§ **Data lines**
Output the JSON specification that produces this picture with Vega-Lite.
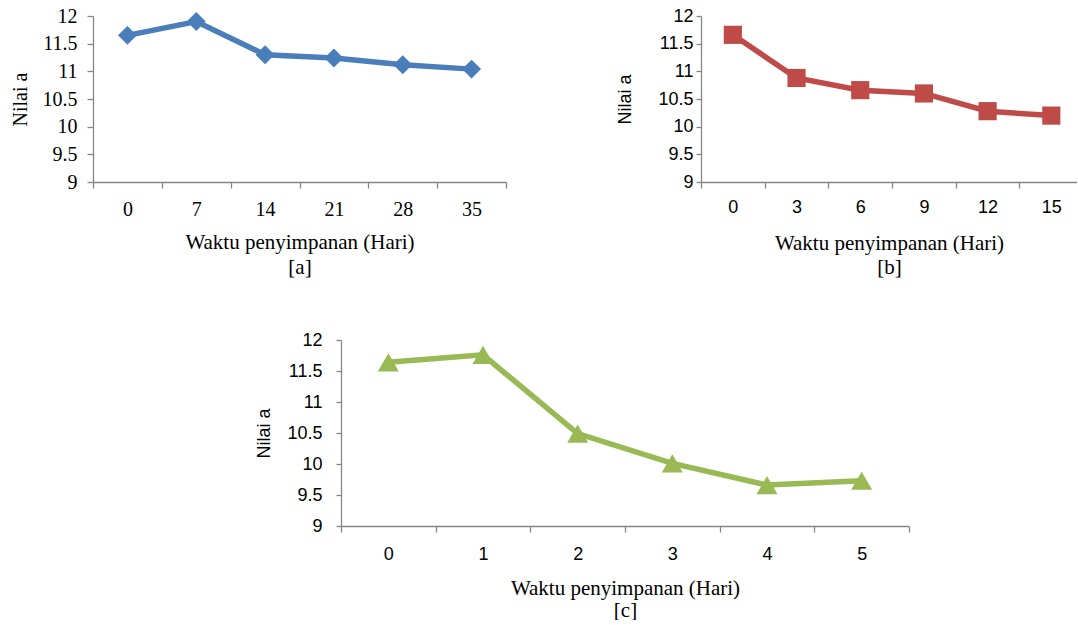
{
  "$schema": "https://vega.github.io/schema/vega-lite/v6.json",
  "usermeta": {"embedOptions": {"actions": false}},
  "padding": {"left": 10, "top": 6, "right": 0, "bottom": 0},
  "background": "white",
  "config": {
    "view": {"stroke": null},
    "axis": {"domainColor": "#868686", "tickColor": "#868686", "grid": false, "labelColor": "#000000", "titleColor": "#000000", "titleFontWeight": "normal", "domainWidth": 1.3, "tickWidth": 1.3}
  },
  "bounds": "flush",
  "spacing": 324,
  "vconcat": [
    {
      "bounds": "flush",
      "spacing": 195,
      "hconcat": [
        {
          "width": 413,
          "height": 166,
          "data": {"values": [
            {"hari": 0, "nilai": 11.65},
            {"hari": 7, "nilai": 11.9},
            {"hari": 14, "nilai": 11.3},
            {"hari": 21, "nilai": 11.24},
            {"hari": 28, "nilai": 11.12},
            {"hari": 35, "nilai": 11.04}
          ]},
          "mark": {"type": "line", "color": "#4A7EBB", "strokeWidth": 5.5, "point": {"shape": "diamond", "size": 360, "filled": true, "color": "#4A7EBB", "opacity": 1}},
          "encoding": {
            "x": {"field": "hari", "type": "ordinal", "bandPosition": 0.5, "scale": {"type": "band", "paddingInner": 0, "paddingOuter": 0},
              "axis": {"title": ["Waktu penyimpanan  (Hari)", "[a]"], "labelAngle": 0, "tickBand": "extent", "tickSize": 6, "labelPadding": 11, "labelFont": "Liberation Serif", "labelFontSize": 20, "titleFont": "Liberation Serif", "titleFontSize": 21, "titleLineHeight": 25, "titlePadding": 12}},
            "y": {"field": "nilai", "type": "quantitative", "scale": {"domain": [9, 12], "nice": false, "zero": false},
              "axis": {"values": [9, 9.5, 10, 10.5, 11, 11.5, 12], "format": "~g", "title": "Nilai a", "tickSize": 6, "labelPadding": 10, "labelFont": "Liberation Serif", "labelFontSize": 20, "titleFont": "Liberation Serif", "titleFontSize": 20, "titlePadding": 12}}
          }
        },
        {
          "width": 376,
          "height": 166,
          "data": {"values": [
            {"hari": 0, "nilai": 11.66},
            {"hari": 3, "nilai": 10.88},
            {"hari": 6, "nilai": 10.66},
            {"hari": 9, "nilai": 10.6},
            {"hari": 12, "nilai": 10.28},
            {"hari": 15, "nilai": 10.2}
          ]},
          "mark": {"type": "line", "color": "#BE4B48", "strokeWidth": 5.5, "point": {"shape": "square", "size": 330, "filled": true, "color": "#BE4B48", "opacity": 1}},
          "encoding": {
            "x": {"field": "hari", "type": "quantitative", "scale": {"domain": [-1.5, 16.21], "nice": false, "zero": false},
              "axis": {"title": ["Waktu penyimpanan  (Hari)", "[b]"], "values": [-1.5, 0, 1.5, 3, 4.5, 6, 7.5, 9, 10.5, 12, 13.5, 15], "format": "d", "labelExpr": "datum.value % 3 === 0 ? datum.label : ''", "tickOpacity": {"condition": {"test": "datum.value % 3 === 0", "value": 0}, "value": 1}, "labelOverlap": false, "labelFlush": false, "labelAngle": 0, "tickSize": 6, "labelPadding": 10, "labelFont": "Liberation Sans", "labelFontSize": 18, "titleFont": "Liberation Serif", "titleFontSize": 21, "titleLineHeight": 24, "titlePadding": 16}},
            "y": {"field": "nilai", "type": "quantitative", "scale": {"domain": [9, 12], "nice": false, "zero": false},
              "axis": {"values": [9, 9.5, 10, 10.5, 11, 11.5, 12], "format": "~g", "title": "Nilai a", "tickSize": 5, "labelPadding": 3, "labelFont": "Liberation Sans", "labelFontSize": 18, "titleFont": "Liberation Sans", "titleFontSize": 18, "titlePadding": 23}}
          }
        }
      ]
    },
    {
      "bounds": "flush",
      "spacing": 10,
      "hconcat": [
        {
          "width": 238,
          "height": 10,
          "data": {"values": []},
          "mark": "point",
          "encoding": {}
        },
        {
          "width": 568,
          "height": 186,
          "data": {"values": [
            {"hari": 0, "nilai": 11.64},
            {"hari": 1, "nilai": 11.76},
            {"hari": 2, "nilai": 10.49},
            {"hari": 3, "nilai": 10.01},
            {"hari": 4, "nilai": 9.66},
            {"hari": 5, "nilai": 9.73}
          ]},
          "mark": {"type": "line", "color": "#98B954", "strokeWidth": 5.5, "point": {"shape": "triangle-up", "size": 440, "filled": true, "color": "#98B954", "opacity": 1}},
          "encoding": {
            "x": {"field": "hari", "type": "ordinal", "bandPosition": 0.5, "scale": {"type": "band", "paddingInner": 0, "paddingOuter": 0},
              "axis": {"title": ["Waktu penyimpanan  (Hari)", "[c]"], "labelAngle": 0, "tickBand": "extent", "tickSize": 6, "labelPadding": 13, "labelFont": "Liberation Sans", "labelFontSize": 18, "titleFont": "Liberation Serif", "titleFontSize": 21, "titleLineHeight": 22, "titlePadding": 14}},
            "y": {"field": "nilai", "type": "quantitative", "scale": {"domain": [9, 12], "nice": false, "zero": false},
              "axis": {"values": [9, 9.5, 10, 10.5, 11, 11.5, 12], "format": "~g", "title": "Nilai a", "tickSize": 5, "labelPadding": 14, "labelFont": "Liberation Sans", "labelFontSize": 18, "titleFont": "Liberation Sans", "titleFontSize": 18, "titlePadding": 13}}
          }
        }
      ]
    }
  ]
}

§ **Problem**
Repeat the data exactly, dropping every picture it holds.

§ **Solved problem**
Output the JSON specification that produces this picture with Vega-Lite.
{
  "$schema": "https://vega.github.io/schema/vega-lite/v6.json",
  "usermeta": {"embedOptions": {"actions": false}},
  "padding": {"left": 10, "top": 6, "right": 0, "bottom": 0},
  "background": "white",
  "config": {
    "view": {"stroke": null},
    "axis": {"domainColor": "#868686", "tickColor": "#868686", "grid": false, "labelColor": "#000000", "titleColor": "#000000", "titleFontWeight": "normal", "domainWidth": 1.3, "tickWidth": 1.3}
  },
  "bounds": "flush",
  "spacing": 324,
  "vconcat": [
    {
      "bounds": "flush",
      "spacing": 195,
      "hconcat": [
        {
          "width": 413,
          "height": 166,
          "data": {"values": [
            {"hari": 0, "nilai": 11.65},
            {"hari": 7, "nilai": 11.9},
            {"hari": 14, "nilai": 11.3},
            {"hari": 21, "nilai": 11.24},
            {"hari": 28, "nilai": 11.12},
            {"hari": 35, "nilai": 11.04}
          ]},
          "mark": {"type": "line", "color": "#4A7EBB", "strokeWidth": 5.5, "point": {"shape": "diamond", "size": 360, "filled": true, "color": "#4A7EBB", "opacity": 1}},
          "encoding": {
            "x": {"field": "hari", "type": "ordinal", "bandPosition": 0.5, "scale": {"type": "band", "paddingInner": 0, "paddingOuter": 0},
              "axis": {"title": ["Waktu penyimpanan  (Hari)", "[a]"], "labelAngle": 0, "tickBand": "extent", "tickSize": 6, "labelPadding": 11, "labelFont": "Liberation Serif", "labelFontSize": 20, "titleFont": "Liberation Serif", "titleFontSize": 21, "titleLineHeight": 25, "titlePadding": 12}},
            "y": {"field": "nilai", "type": "quantitative", "scale": {"domain": [9, 12], "nice": false, "zero": false},
              "axis": {"values": [9, 9.5, 10, 10.5, 11, 11.5, 12], "format": "~g", "title": "Nilai a", "tickSize": 6, "labelPadding": 10, "labelFont": "Liberation Serif", "labelFontSize": 20, "titleFont": "Liberation Serif", "titleFontSize": 20, "titlePadding": 12}}
          }
        },
        {
          "width": 376,
          "height": 166,
          "data": {"values": [
            {"hari": 0, "nilai": 11.66},
            {"hari": 3, "nilai": 10.88},
            {"hari": 6, "nilai": 10.66},
            {"hari": 9, "nilai": 10.6},
            {"hari": 12, "nilai": 10.28},
            {"hari": 15, "nilai": 10.2}
          ]},
          "mark": {"type": "line", "color": "#BE4B48", "strokeWidth": 5.5, "point": {"shape": "square", "size": 330, "filled": true, "color": "#BE4B48", "opacity": 1}},
          "encoding": {
            "x": {"field": "hari", "type": "quantitative", "scale": {"domain": [-1.5, 16.21], "nice": false, "zero": false},
              "axis": {"title": ["Waktu penyimpanan  (Hari)", "[b]"], "values": [-1.5, 0, 1.5, 3, 4.5, 6, 7.5, 9, 10.5, 12, 13.5, 15], "format": "d", "labelExpr": "datum.value % 3 === 0 ? datum.label : ''", "tickOpacity": {"condition": {"test": "datum.value % 3 === 0", "value": 0}, "value": 1}, "labelOverlap": false, "labelFlush": false, "labelAngle": 0, "tickSize": 6, "labelPadding": 10, "labelFont": "Liberation Sans", "labelFontSize": 18, "titleFont": "Liberation Serif", "titleFontSize": 21, "titleLineHeight": 24, "titlePadding": 16}},
            "y": {"field": "nilai", "type": "quantitative", "scale": {"domain": [9, 12], "nice": false, "zero": false},
              "axis": {"values": [9, 9.5, 10, 10.5, 11, 11.5, 12], "format": "~g", "title": "Nilai a", "tickSize": 5, "labelPadding": 3, "labelFont": "Liberation Sans", "labelFontSize": 18, "titleFont": "Liberation Sans", "titleFontSize": 18, "titlePadding": 23}}
          }
        }
      ]
    },
    {
      "bounds": "flush",
      "spacing": 10,
      "hconcat": [
        {
          "width": 238,
          "height": 10,
          "data": {"values": []},
          "mark": "point",
          "encoding": {}
        },
        {
          "width": 568,
          "height": 186,
          "data": {"values": [
            {"hari": 0, "nilai": 11.64},
            {"hari": 1, "nilai": 11.76},
            {"hari": 2, "nilai": 10.49},
            {"hari": 3, "nilai": 10.01},
            {"hari": 4, "nilai": 9.66},
            {"hari": 5, "nilai": 9.73}
          ]},
          "mark": {"type": "line", "color": "#98B954", "strokeWidth": 5.5, "point": {"shape": "triangle-up", "size": 440, "filled": true, "color": "#98B954", "opacity": 1}},
          "encoding": {
            "x": {"field": "hari", "type": "ordinal", "bandPosition": 0.5, "scale": {"type": "band", "paddingInner": 0, "paddingOuter": 0},
              "axis": {"title": ["Waktu penyimpanan  (Hari)", "[c]"], "labelAngle": 0, "tickBand": "extent", "tickSize": 6, "labelPadding": 13, "labelFont": "Liberation Sans", "labelFontSize": 18, "titleFont": "Liberation Serif", "titleFontSize": 21, "titleLineHeight": 22, "titlePadding": 14}},
            "y": {"field": "nilai", "type": "quantitative", "scale": {"domain": [9, 12], "nice": false, "zero": false},
              "axis": {"values": [9, 9.5, 10, 10.5, 11, 11.5, 12], "format": "~g", "title": "Nilai a", "tickSize": 5, "labelPadding": 14, "labelFont": "Liberation Sans", "labelFontSize": 18, "titleFont": "Liberation Sans", "titleFontSize": 18, "titlePadding": 13}}
          }
        }
      ]
    }
  ]
}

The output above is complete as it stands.